- Genres: Indie rock, rock and roll
- Occupations: Audio engineer, record producer
- Instruments: Vocals, bass guitar, guitar
- Years active: 1995–present
- Label: Ghetto Recorders

= Jim Diamond (music producer) =

Jim Diamond is an American music producer, studio engineer, and bass guitar player based in Detroit, Michigan. He worked on the first two White Stripes albums and played bass with The Dirtbombs.

== Background ==
Jim Diamond started playing saxophone and classical guitar at 10 years old. By 13 years old he was playing bass guitar in a rock band called Inferno. Later in high school, he also played guitar and sang in a band called The Neo Plastics. In 1983, Diamond graduated from Trenton High School, in Trenton, Michigan. In 1988, he went on to get a Telecommunications degree (with a minor in music) from Michigan State University. During his college years he sang and played guitar in the "speed gold" band, "The Wayouts".

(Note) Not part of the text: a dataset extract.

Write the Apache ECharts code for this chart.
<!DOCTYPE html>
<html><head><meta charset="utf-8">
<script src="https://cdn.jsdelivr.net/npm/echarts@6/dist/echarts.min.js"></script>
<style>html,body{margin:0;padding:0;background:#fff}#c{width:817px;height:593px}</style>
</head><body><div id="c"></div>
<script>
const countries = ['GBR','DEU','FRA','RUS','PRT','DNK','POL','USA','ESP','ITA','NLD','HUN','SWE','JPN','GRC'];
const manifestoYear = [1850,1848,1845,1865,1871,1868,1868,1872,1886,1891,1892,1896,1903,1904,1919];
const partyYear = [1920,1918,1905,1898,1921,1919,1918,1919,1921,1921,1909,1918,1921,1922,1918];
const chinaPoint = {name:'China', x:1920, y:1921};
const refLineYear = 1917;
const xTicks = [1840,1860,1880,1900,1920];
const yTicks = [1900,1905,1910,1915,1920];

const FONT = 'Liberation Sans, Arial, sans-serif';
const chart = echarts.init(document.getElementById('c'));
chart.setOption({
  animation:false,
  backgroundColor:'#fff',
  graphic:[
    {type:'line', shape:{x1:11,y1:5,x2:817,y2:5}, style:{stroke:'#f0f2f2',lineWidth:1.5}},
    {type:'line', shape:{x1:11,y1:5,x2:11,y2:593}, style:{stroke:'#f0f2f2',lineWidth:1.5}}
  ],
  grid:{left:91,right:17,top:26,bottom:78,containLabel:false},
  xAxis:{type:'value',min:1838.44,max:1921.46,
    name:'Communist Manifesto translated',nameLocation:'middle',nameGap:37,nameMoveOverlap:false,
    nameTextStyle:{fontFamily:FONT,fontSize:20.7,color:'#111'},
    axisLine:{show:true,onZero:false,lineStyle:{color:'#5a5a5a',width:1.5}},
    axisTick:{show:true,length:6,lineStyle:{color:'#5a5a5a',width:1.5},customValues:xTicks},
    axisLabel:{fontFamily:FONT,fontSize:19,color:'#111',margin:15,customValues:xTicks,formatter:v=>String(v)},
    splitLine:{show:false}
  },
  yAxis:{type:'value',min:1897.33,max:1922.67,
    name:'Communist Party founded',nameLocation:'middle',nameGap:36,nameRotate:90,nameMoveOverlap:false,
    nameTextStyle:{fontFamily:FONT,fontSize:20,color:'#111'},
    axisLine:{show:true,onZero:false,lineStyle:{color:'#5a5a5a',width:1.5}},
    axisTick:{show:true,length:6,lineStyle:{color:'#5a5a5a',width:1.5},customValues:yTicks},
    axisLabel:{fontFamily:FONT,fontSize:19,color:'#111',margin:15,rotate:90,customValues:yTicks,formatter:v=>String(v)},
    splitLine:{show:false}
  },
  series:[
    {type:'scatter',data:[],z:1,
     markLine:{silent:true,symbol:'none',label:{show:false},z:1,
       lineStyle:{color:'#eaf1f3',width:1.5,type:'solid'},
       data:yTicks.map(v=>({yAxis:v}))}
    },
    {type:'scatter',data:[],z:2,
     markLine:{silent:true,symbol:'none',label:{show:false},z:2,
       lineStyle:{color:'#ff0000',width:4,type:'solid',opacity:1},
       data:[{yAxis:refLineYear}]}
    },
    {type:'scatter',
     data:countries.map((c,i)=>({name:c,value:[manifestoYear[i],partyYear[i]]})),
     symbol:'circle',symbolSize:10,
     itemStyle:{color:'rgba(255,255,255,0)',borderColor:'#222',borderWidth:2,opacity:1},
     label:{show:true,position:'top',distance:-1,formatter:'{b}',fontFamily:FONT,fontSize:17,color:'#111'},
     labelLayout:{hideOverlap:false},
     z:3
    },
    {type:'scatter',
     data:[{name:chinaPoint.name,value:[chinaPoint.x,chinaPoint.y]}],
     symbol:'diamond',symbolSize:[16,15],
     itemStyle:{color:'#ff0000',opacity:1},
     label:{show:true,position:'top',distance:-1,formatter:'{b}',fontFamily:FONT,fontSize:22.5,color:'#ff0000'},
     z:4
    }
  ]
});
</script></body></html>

In 1995, after college, Diamond started working at Harvest Music and Sound Design in Lansing, MI. At Harvest Music, Diamond worked on "car commercials and Christian metal," he later remembered.
He then moved to Austin, Texas, and started playing guitar and bass with such bands as the Beatosonics, Herman the German and Das Cowboy.

Diamond returned to Detroit and started Ghetto Recorders in the fall of 1996. Diamond was also a longtime member of the popular Detroit band The Dirtbombs. Diamond wrote and performed the vocals on the tune "I'm Through With White Girls." The song appears on the Dirtbombs studio album Dangerous Magical Noise and the compilation CD Sympathetic Sounds of Detroit, which was recorded by Jack White. Diamond had to close Ghetto Recorders in the spring of 2015 as the building was being re purposed into a high end apartment in Detroit's downtown.

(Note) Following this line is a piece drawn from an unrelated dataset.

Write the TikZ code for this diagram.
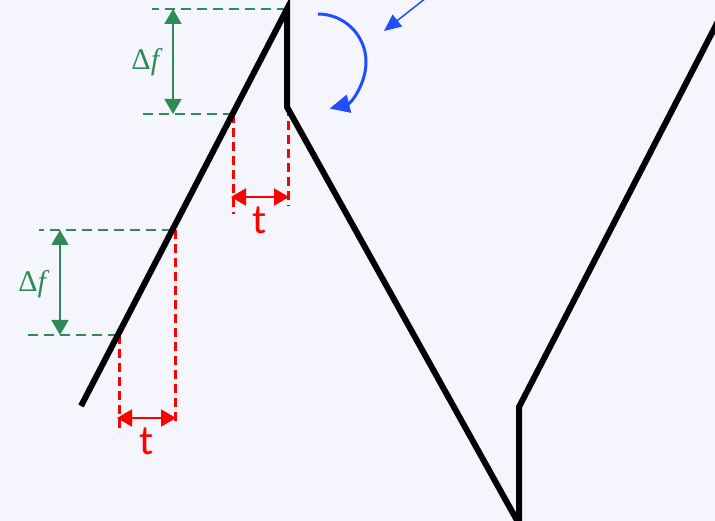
\documentclass[tikz,border=0pt]{standalone}
\usepackage{fontspec}
\newfontfamily\labfont{Carlito}
\newfontfamily\dffont{Liberation Serif}
\usetikzlibrary{arrows.meta}
\definecolor{bgc}{RGB}{245,246,253}
\definecolor{grn}{RGB}{46,139,87}
\definecolor{rd}{RGB}{255,0,0}
\definecolor{blu}{RGB}{31,78,255}
\tikzset{
  saw/.style={line width=6pt, line join=miter, black},
  gdash/.style={grn, line width=2.6pt, dash pattern=on 10pt off 6pt},
  rdash/.style={rd, line width=3pt, dash pattern=on 9pt off 5pt},
  garrow/.style={grn, line width=1.8pt, {Triangle[length=15pt,width=17pt]}-{Triangle[length=15pt,width=17pt]}},
  rarrow/.style={rd, line width=2pt, {Triangle[length=15pt,width=17pt]}-{Triangle[length=15pt,width=17pt]}},
  dflab/.style={grn, font=\dffont\fontsize{30}{34}\selectfont, inner sep=0pt},
  tlab/.style={rd, font=\labfont\fontsize{42}{46}\selectfont, inner sep=0pt},
}
\begin{document}
\begin{tikzpicture}[x=1pt,y=-1pt]
\fill[bgc] (0,0) rectangle (715,521);
\useasboundingbox (0,0) rectangle (715,521);
% key points
\coordinate (s0) at (81,406);
\coordinate (p1) at (287,9);
\coordinate (p2) at (287,107);
\coordinate (b1) at (519,524);
\coordinate (b0) at (519,407);
\coordinate (e1) at (730,-2);
\coordinate (q1) at (233,114);
\coordinate (q2) at (172,230);
\coordinate (q3) at (118,335);
% green dashed levels
\draw[gdash] (p1) -- (152,9);
\draw[gdash] (q1) -- (141,114);
\draw[gdash] (q2) -- (39,230);
\draw[gdash] (q3) -- (28,335);
% red dashed verticals
\draw[rdash] (q1) -- (233,214);
\draw[rdash] (288,107) -- (288,206);
\draw[rdash] (119,335) -- (119,433);
\draw[rdash] (175,230) -- (175,426);
% sawtooth
\draw[saw] (s0) -- (p1) -- (p2) -- (b1);
\draw[saw] (b1) -- (b0) -- (e1);
% delta f arrows
\coordinate (ga1) at (173,9);
\coordinate (ga2) at (173,114);
\coordinate (ga3) at (60,230);
\coordinate (ga4) at (60,335);
\draw[garrow] (ga1) -- (ga2);
\draw[garrow] (ga3) -- (ga4);
\node[dflab] (df1) at (147,62) {Δ\textit{f}};
\node[dflab] (df2) at (34,284) {Δ\textit{f}};
% t arrows
\coordinate (ra1) at (231,197);
\coordinate (ra2) at (289,197);
\coordinate (ra3) at (117,418);
\coordinate (ra4) at (176,418);
\draw[rarrow] (ra1) -- (ra2);
\draw[rarrow] (ra3) -- (ra4);
\node[tlab] (t1) at (260,220) {t};
\node[tlab] (t2) at (147,441) {t};
% blue arrows
\coordinate (c0) at (318,14);
\draw[blu, line width=3pt, -{Triangle[length=20pt,width=18pt]}] (c0) arc[start angle=90, end angle=-76, radius=48pt];
\coordinate (bl0) at (426,-2);
\coordinate (bl1) at (384,31);
\draw[blu, line width=1.5pt, -{Triangle[length=17pt,width=15pt]}] (bl0) -- (bl1);
\end{tikzpicture}
\end{document}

Diamond currently splits his time between Detroit and Europe, and is still quite active as a music producer, engineer and musician.

==Ghetto Recorders==
Jim Diamond ran Ghetto Recorders, an analog recording studio in a loft and apartment space in downtown Detroit, taking over the recording site and equipment from John Linardos, who went on to help start up the first microbrewery in Detroit. The studio contains equipment that is at least 20 years old. He uses a 2" 24-track tape machine among other mixing boards and various equipment.

Ghetto Recorders studio was originally a chicken processing factory in the 1920s and 30s. The control room (where the recording equipment is) used to be the freezer where the factory stored the chickens.
Ghetto Recorders first release was by the spazzy, garage-punk duo Bantam Rooster, fronted by Diamond's long-time friend, Thomas J. Potter.

=== Collaborations ===
On the Motorcity Brewing Works' live compilation "GhettoBlaster," Diamond appeared as the front man for "Jim Diamond's Pop Monsoon." As proprietor and chief engineer at Ghetto Recorders, Diamond has worked with, and in some cases helped launch the careers of, several indie rock performers, including The High Strung, The Dirtbombs, The Fleshtones, Electric Six, The Pack A.D., Left Lane Cruiser, The Laundronauts, The Legendary Tigerman, Bantam Rooster, Rockfour, The Gore Gore Girls, The Mooney Suzuki, The Compulsive Gamblers, The Dirtys, Lost Kids, The Ponys, The Silencers, The Go, The Hentchmen, Screamray, Thee Emergency, Outrageous Cherry, Paik, The Clone Defects, The Charms, They Come In Threes, The Sights, The Volebeats, The White Stripes, The Sonics, The Devils, Archie and the Bunkers, The Grinding Eyes, Hymn For Her, Rodriguez, The Exploding Eyes, The Cambodian Space Project, OhGunQuit, Keith Richards overdose (French Band) and more.

Diamond also composed and performed songs for the 2005 horror/comedy movie Santa's Slay which is distributed by Lionsgate.

In 2016, Diamond recorded with the newly formed Lansing trio, Luxury Flux. The album will be available April 21, 2017.